5 – Qual sua avaliação desse caso?
Falando como um todo: Oscar nunca teve o direito de rescindir o contrato. Mesmo não sendo da área trabalhista (sou juiz cível e criminal), sempre me interessei pela Lei Pelé e até hoje não entendo como pode ter sido proferida uma decisão tão absurda. Imagino que a juíza não tinha experiência no tema esportivo (até porque a porcentagem de casos é ínfima, no conjunto de processos de uma Vara Trabalhista) e confundiu os preceitos. O normal teria sido esta novela ter se encerrado há muito tempo, mas tal sentença gerou a cizânia que estamos vendo. De todo modo, a vitória do SPFC no recurso era mais que esperada. Foi uma aventura jurídica de Oscar, seu advogado e seu empresário. Mesmo tendo permissão para o atleta seguir no Internacional. eles devem ser tidos como derrotados.

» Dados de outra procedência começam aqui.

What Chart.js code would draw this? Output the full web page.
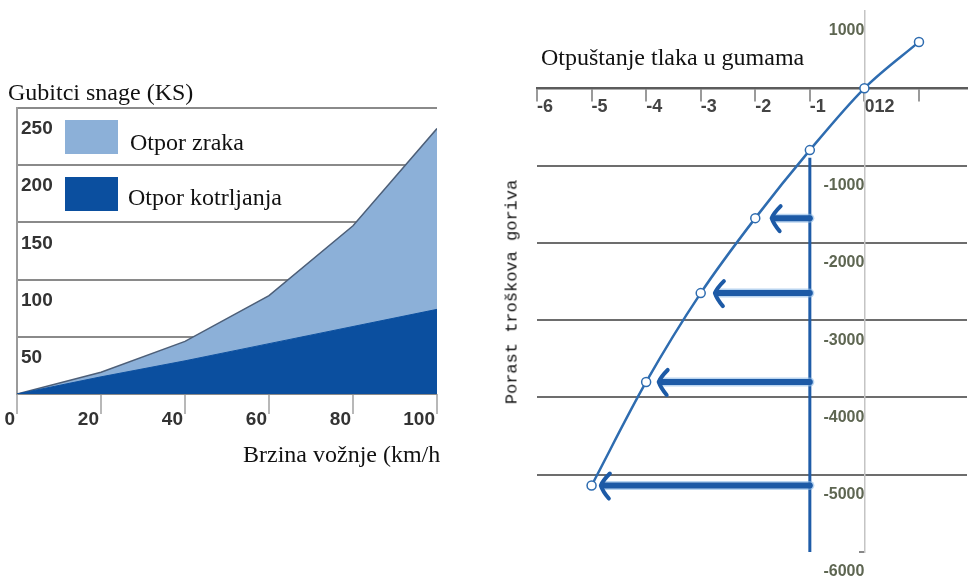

6 – Tudo isso pode repercutir sobre os trabalhos de formação de jogadores nos clubes brasileiros?
Não acredito que jovens atletas, que sequer conseguiram um lugar ao sol, arrisquem-se com Ações nas quais podem ficar com dívidas milionárias. Sempre haverá os desavisados caindo em conversas oportunistas, mas esta decisão recursal deve fazer com que continue sendo coisa de uns poucos aventureiros.
Ainda há chão pela frente antes do desfecho desse caso. Nos outros dois casos citados no início, a vitória nos tribunais foi do São Paulo. Resta, agora, a pendência maior. Continuo acreditando, agora ainda mais, depois do posicionamento nítido e unânime dos três desembargadores que julgaram o caso, além das palavras que vocês acabaram de ler, do Gustavo Fernandes, que, no mínimo o pagamento da multa rescisória plena para o clube seja fundamental. Porque a vítima de hoje, o São Paulo FC, pode ser substituído por qualquer outro clube brasileiro no futuro, dependendo, é claro, de como terminar esse caso.